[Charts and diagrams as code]
>> START

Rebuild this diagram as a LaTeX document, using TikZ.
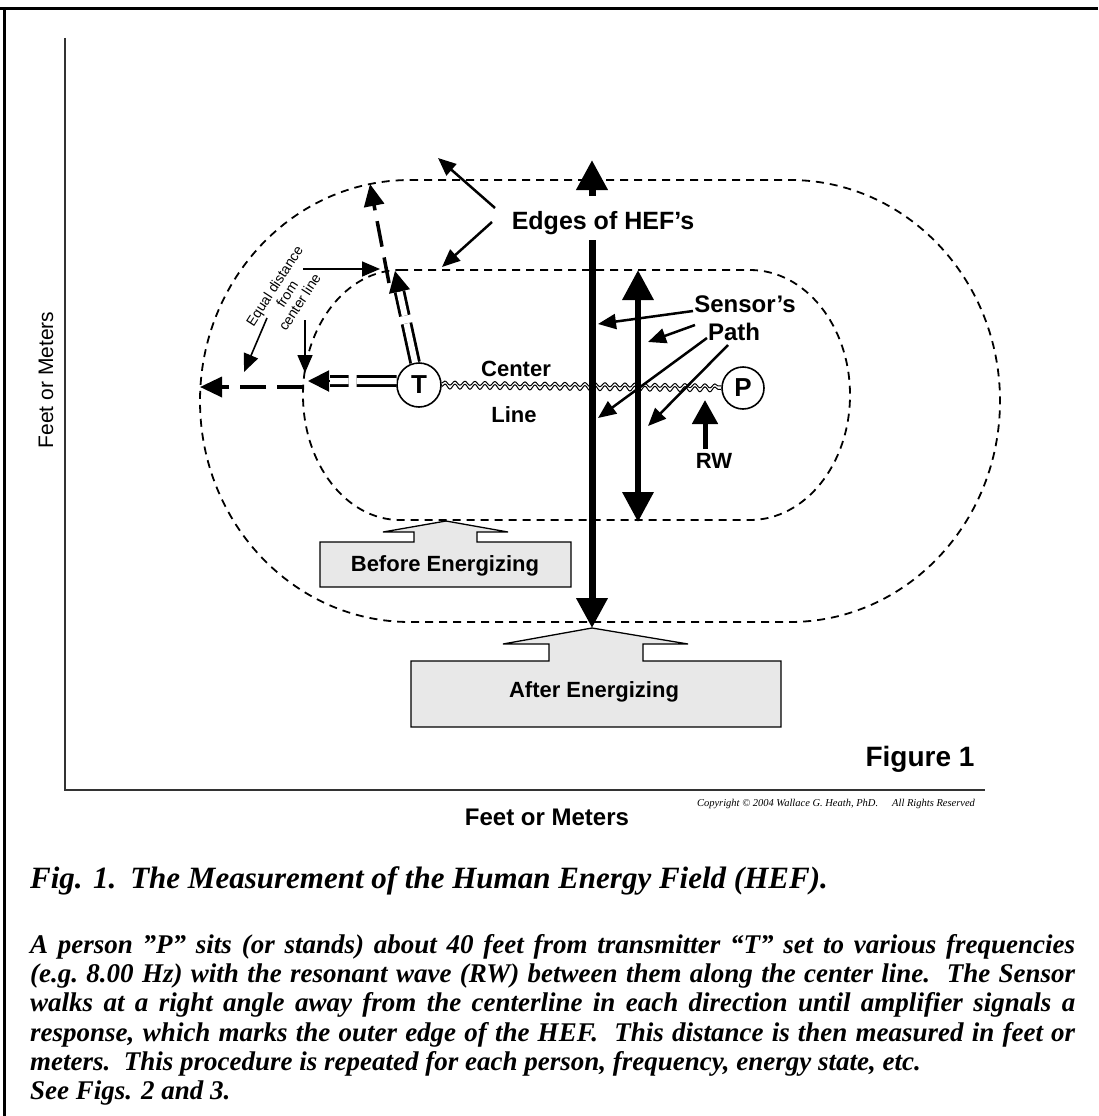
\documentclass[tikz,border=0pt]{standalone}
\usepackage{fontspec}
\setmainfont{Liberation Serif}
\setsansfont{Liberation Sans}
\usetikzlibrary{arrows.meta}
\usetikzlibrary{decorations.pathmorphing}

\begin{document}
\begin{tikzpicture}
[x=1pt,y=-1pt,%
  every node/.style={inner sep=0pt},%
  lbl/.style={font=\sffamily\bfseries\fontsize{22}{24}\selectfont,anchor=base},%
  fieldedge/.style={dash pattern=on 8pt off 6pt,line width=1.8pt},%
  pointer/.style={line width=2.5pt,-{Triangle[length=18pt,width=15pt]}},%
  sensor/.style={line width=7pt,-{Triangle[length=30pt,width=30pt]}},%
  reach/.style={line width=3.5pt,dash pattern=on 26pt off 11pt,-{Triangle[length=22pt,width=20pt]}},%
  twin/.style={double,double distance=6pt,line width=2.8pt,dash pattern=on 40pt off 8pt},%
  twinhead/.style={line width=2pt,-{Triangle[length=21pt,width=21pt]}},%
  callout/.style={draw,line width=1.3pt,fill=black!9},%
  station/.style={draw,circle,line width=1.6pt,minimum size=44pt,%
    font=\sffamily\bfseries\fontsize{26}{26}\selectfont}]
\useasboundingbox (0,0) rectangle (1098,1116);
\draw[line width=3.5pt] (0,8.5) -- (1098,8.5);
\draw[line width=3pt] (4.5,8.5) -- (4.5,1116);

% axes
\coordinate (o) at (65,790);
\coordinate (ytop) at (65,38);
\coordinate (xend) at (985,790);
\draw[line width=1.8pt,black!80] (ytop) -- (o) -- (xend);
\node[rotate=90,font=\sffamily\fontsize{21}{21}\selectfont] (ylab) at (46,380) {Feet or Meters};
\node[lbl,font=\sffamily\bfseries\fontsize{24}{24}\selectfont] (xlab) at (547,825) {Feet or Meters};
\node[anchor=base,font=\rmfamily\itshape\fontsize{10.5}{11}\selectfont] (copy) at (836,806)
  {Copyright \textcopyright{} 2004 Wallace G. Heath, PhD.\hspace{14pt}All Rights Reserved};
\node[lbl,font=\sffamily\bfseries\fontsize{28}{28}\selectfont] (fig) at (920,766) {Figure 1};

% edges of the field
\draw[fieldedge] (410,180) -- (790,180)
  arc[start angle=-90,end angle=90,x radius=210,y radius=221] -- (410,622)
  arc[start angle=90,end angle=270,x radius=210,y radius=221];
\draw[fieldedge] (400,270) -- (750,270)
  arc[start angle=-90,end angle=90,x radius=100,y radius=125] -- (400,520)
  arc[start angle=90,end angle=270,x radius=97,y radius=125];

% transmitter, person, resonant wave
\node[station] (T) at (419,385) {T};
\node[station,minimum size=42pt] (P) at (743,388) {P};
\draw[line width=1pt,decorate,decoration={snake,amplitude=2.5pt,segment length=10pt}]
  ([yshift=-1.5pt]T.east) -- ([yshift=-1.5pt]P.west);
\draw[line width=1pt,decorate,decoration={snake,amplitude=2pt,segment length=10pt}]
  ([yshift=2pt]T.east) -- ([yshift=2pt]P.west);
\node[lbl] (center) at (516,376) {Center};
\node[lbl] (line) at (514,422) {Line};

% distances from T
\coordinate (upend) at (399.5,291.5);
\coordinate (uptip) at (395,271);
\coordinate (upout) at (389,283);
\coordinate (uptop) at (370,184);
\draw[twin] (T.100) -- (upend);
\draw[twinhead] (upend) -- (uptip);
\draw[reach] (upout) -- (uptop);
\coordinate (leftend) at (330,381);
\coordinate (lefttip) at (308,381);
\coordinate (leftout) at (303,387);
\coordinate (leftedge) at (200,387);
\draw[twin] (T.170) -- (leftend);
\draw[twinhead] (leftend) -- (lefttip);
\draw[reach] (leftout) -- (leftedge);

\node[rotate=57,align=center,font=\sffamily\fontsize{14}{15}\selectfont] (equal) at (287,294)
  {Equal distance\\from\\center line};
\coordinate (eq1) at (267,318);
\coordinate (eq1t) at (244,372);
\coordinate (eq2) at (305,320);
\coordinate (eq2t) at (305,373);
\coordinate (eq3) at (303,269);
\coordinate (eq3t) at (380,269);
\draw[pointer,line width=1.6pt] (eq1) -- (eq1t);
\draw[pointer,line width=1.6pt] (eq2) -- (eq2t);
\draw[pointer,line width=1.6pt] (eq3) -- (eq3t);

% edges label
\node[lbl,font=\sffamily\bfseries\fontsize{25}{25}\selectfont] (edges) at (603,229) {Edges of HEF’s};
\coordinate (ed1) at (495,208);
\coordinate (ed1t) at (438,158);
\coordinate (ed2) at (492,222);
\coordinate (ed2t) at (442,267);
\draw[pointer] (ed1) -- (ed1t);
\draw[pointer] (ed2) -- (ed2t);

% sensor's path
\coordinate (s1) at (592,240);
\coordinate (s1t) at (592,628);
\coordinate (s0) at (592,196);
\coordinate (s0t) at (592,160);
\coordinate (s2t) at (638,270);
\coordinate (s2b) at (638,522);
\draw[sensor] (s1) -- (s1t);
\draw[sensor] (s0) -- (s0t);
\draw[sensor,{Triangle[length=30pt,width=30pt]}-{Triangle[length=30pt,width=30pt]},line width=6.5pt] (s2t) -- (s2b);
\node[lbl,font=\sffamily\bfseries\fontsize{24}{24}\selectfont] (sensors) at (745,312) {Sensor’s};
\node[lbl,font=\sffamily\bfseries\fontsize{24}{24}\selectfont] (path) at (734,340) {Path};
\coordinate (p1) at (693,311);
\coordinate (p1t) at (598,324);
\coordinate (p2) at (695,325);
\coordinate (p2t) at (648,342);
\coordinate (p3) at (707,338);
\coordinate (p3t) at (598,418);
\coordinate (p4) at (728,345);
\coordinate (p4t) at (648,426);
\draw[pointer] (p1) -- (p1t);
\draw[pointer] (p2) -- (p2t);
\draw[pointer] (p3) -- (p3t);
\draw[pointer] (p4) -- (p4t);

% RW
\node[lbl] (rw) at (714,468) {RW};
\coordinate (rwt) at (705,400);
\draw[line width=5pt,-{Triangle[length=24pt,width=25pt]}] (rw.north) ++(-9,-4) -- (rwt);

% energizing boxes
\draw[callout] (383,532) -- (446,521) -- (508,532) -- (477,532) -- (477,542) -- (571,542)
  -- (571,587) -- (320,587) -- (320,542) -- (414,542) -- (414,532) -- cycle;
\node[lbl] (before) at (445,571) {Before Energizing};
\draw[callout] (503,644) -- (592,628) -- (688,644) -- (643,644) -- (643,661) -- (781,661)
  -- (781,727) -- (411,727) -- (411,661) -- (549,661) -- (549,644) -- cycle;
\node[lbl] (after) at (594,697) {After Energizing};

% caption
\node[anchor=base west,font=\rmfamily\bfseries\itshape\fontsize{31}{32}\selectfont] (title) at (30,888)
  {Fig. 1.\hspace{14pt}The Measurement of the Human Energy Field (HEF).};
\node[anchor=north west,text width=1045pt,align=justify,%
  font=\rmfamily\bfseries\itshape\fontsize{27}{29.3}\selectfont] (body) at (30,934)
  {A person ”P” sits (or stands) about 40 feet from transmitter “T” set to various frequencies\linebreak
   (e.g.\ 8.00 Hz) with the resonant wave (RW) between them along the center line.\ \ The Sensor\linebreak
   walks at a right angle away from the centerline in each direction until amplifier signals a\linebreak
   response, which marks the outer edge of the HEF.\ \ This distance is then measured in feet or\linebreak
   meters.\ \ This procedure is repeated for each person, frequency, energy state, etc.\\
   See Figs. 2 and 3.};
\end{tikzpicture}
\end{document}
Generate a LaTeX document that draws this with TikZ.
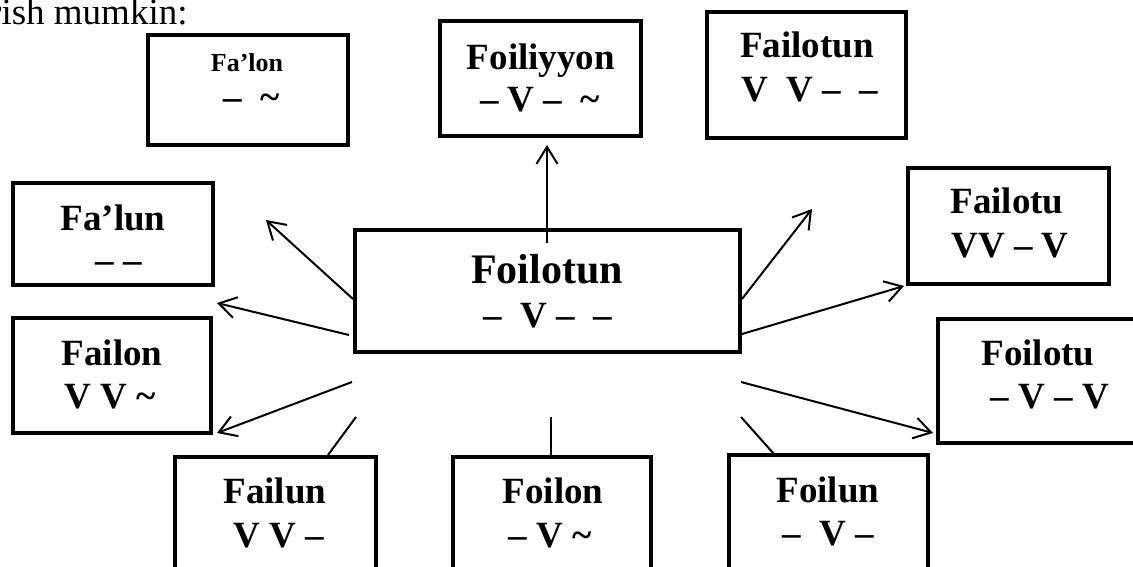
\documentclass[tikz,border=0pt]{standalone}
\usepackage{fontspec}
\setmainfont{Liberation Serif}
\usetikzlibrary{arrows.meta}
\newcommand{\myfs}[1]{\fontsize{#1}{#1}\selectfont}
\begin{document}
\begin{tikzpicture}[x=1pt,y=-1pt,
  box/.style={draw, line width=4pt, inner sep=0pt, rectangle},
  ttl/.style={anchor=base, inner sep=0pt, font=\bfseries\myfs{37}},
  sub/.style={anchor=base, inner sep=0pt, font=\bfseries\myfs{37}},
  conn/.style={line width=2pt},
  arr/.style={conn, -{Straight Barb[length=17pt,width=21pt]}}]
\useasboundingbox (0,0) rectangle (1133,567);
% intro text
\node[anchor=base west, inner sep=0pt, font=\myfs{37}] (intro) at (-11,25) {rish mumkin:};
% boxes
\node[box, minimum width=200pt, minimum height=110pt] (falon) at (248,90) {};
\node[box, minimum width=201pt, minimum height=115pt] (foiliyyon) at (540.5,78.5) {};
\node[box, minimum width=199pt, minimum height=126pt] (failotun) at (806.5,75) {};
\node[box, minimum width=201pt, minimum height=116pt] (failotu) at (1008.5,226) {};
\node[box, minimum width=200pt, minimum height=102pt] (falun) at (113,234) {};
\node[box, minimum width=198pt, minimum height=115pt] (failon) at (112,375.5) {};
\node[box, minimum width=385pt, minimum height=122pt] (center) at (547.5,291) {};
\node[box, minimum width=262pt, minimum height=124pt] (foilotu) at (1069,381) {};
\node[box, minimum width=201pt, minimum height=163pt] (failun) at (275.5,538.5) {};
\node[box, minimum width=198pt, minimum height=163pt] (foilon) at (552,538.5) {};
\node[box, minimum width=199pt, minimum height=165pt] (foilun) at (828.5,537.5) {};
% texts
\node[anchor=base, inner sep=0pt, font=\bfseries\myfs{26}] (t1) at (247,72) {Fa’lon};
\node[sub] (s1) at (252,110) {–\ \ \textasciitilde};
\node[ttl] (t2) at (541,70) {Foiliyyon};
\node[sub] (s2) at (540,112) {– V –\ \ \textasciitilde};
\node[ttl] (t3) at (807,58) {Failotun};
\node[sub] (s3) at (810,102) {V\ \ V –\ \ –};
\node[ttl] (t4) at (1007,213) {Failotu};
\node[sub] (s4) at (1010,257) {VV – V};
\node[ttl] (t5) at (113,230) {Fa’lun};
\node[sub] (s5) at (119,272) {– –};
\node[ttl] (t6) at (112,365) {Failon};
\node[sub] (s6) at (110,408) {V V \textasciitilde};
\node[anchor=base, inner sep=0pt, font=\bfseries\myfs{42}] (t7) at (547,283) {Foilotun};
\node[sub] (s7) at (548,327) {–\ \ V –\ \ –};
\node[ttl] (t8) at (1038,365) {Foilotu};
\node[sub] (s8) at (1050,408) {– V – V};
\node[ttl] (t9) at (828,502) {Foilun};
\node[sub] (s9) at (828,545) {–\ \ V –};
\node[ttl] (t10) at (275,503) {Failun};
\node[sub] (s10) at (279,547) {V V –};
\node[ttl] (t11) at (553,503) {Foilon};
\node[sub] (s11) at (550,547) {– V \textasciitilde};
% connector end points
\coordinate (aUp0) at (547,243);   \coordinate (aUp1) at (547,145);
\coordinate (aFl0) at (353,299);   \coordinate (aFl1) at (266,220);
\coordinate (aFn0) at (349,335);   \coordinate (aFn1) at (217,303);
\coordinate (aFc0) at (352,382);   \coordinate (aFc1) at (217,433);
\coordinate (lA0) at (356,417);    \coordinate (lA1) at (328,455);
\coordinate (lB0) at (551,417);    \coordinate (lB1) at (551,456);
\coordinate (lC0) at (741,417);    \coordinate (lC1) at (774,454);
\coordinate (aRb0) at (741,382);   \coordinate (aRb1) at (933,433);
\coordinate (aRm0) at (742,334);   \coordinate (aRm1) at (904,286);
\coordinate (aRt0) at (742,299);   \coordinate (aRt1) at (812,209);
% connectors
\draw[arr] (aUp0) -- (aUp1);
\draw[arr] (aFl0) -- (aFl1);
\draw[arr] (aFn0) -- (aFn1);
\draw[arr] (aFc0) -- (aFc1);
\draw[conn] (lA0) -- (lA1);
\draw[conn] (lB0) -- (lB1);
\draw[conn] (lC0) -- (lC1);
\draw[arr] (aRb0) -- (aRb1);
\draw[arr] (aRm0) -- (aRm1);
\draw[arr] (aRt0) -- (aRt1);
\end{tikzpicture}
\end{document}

>> END

- Written request
Locate all lines in the listing above with the word "LaTeX" and copy them.

- Answer to the problem
Rebuild this diagram as a LaTeX document, using TikZ.
Generate a LaTeX document that draws this with TikZ.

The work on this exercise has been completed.